C. SAME-DAY VOTER REGISTRATION: Jerry Gale writes: “I think that the best thing progressives can do ... is to pass a national law calling for same day registration. If someone shows up on the day of voting with a valid government issued ID with an address on it, they get to vote. Requiring people to register to vote weeks before the day of voting makes it more difficult for young votes and minority voters to vote.” In a similar vein, from reader Karl Miller: “Aggressive Enfranchisement. Not just fixing the encroachments of sneaky state legislatures, but making elections a national holiday. Not compulsory voting, like Australia, but another kind of July 4, if you will. If the Right sees our nation's founding as the overthrow of pernicious Government ... the left must remind us that our new government was a magnificent invention of its own, one that only works in proportion to the individual's engagement with it. Is it worth a few hours of your time each year to sort out who you want to run your school, city, state, Congress and country? We say yes and the more we can do to free up that time, the better.”

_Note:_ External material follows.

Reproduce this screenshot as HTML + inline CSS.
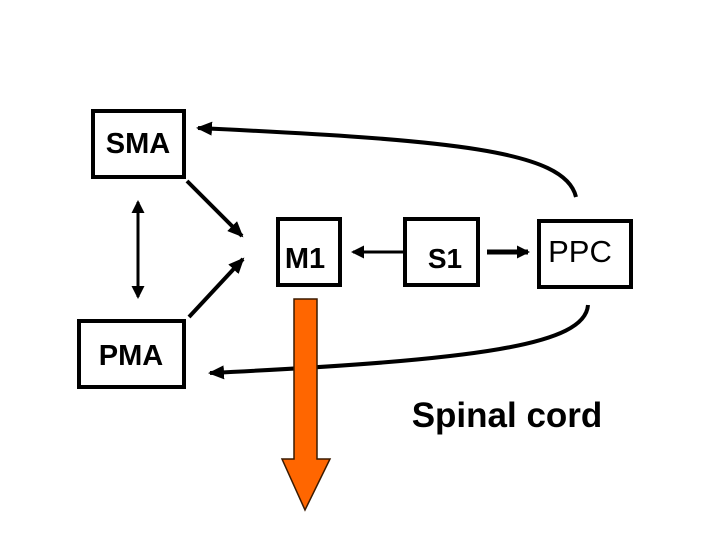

II. SUPPORT FOR UNIONS: Kyle writes: “I don’t think the importance of the labor movement is acknowledged enough in the current progressive movement (let alone in the mainstream American left). But if income inequality is the single greatest economic problem to progressives, then freedom of association and collective bargaining should be at the forefront of the progressive agenda. ... Not only do union workers receive better pay than non-union workers, but unions could likely have prevented the staggering growth of CEO-to-worker pay: thirty years ago, CEOs were paid 42 times more than employees, but now they’re paid 354 times more. Not even Don Draper’s generation of employers thought they were 354 times better than their workers, because that generation of employers was more likely to negotiate with their employees. The solution is for Democrats and progressives to begin fighting as much for unions as conservatives fight against them.” Michael McBrearty writes to add: “It is astounding you did not mention the drastic need for reform of labor law. 5000 workers are fired in the US every year for attempting to organize their workplaces. More than any other factor, the corporations' unbridled, ruthless and sometimes violent campaigns for ‘labor-free’ work forces are responsible for the inequality and the hegemony of the super-rich.”

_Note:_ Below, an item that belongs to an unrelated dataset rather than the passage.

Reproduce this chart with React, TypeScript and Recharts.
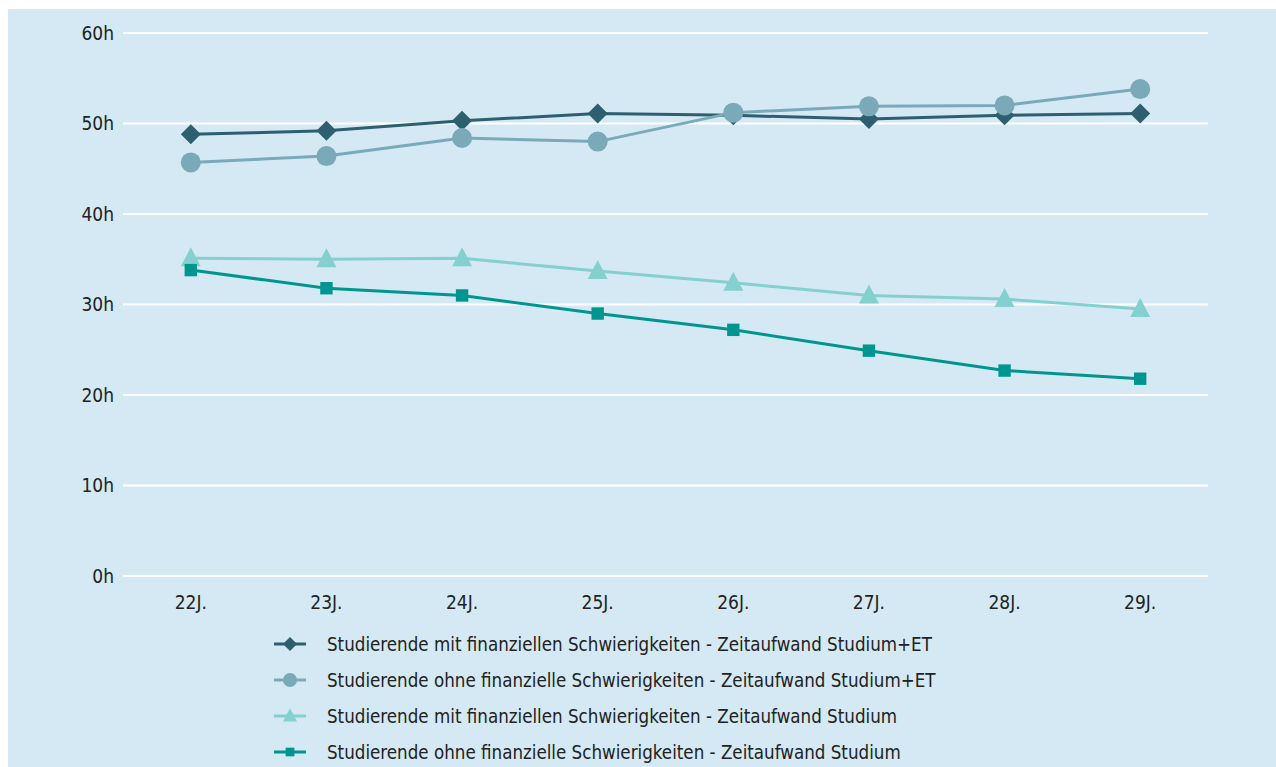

III. MEANINGFUL HEALTH REFORM: From Jill B.: “Our fight as progressives must focus on economic justice. We do have to find some way to save the middle class. I believe that splitting health care away from job benefits, making it a societal responsibility instead via a national health plan, is one essential part of that.” Daniel Carey writes: “Single payer health care for all!!”

IV. FINANCIAL REFORM: From Frank Pasquale: “Instead of focusing on disclosure in finance regulation, we need to just start forcing finance intermediaries to do socially responsible investing ... on a FAR larger scale than it is currently done. Otherwise, our entire future (i.e., our patterns of capital
allocation) simply get sorted into whatever seems to make a fast buck for the already wealthy.”